6. What can I serve with corn cakes?

They go well with butter, syrup, honey, sour cream, salsa, fried eggs, or chili. Savory versions also pair nicely with meats and soups.

7. How do I keep corn cakes from falling apart?

Make sure the batter has enough egg and flour or cornmeal to bind it together. Cooking them until the first side is set also helps them hold their shape.

8. How should I store leftovers?

Store leftover corn cakes in an airtight container in the refrigerator for up to 3 days.
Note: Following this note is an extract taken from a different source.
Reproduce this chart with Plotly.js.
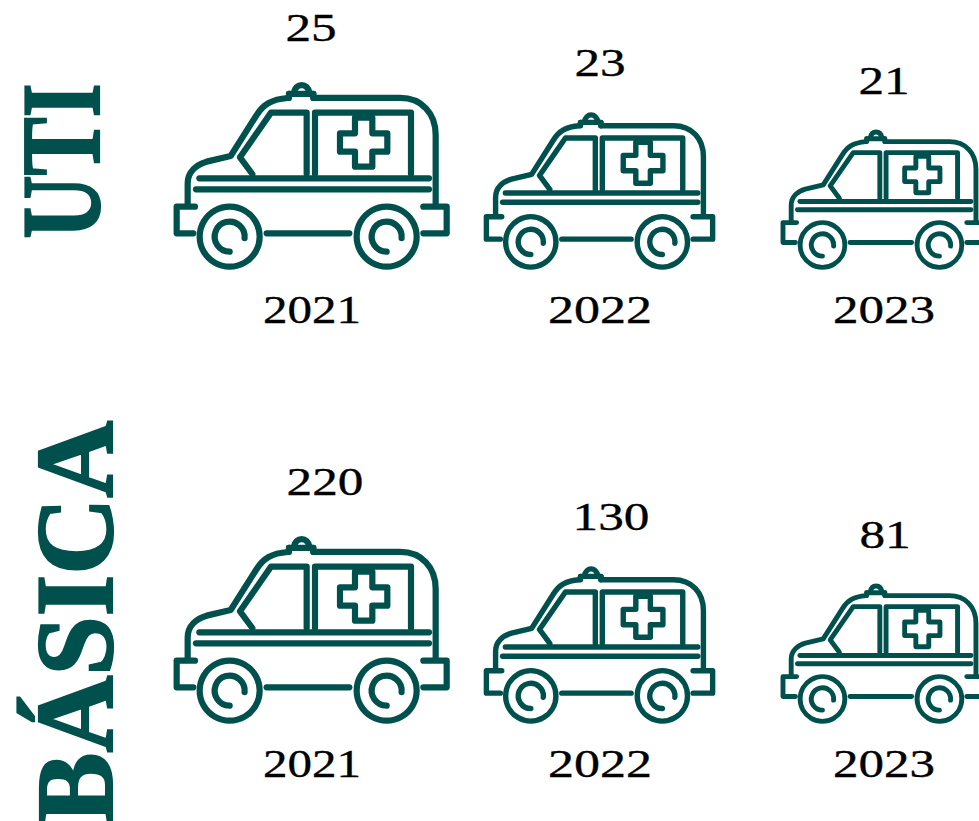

Reheat them in a skillet, oven, or microwave before serving.

Final Thoughts

The best corn cakes recipe is one that delivers bold corn flavor, dependable structure, and a beautifully golden finish without unnecessary complexity. By combining quality ingredients, a properly balanced batter, and steady skillet heat, we can make corn cakes that feel both comforting and polished.

Whether served as a savory breakfast, a brunch favorite, a simple side dish, or a quick snack, corn cakes remain a timeless recipe because they are easy to prepare and deeply rewarding to eat. With this step-by-step guide, we can produce a version that is flavorful, tender, and consistently excellent from the first batch to the last.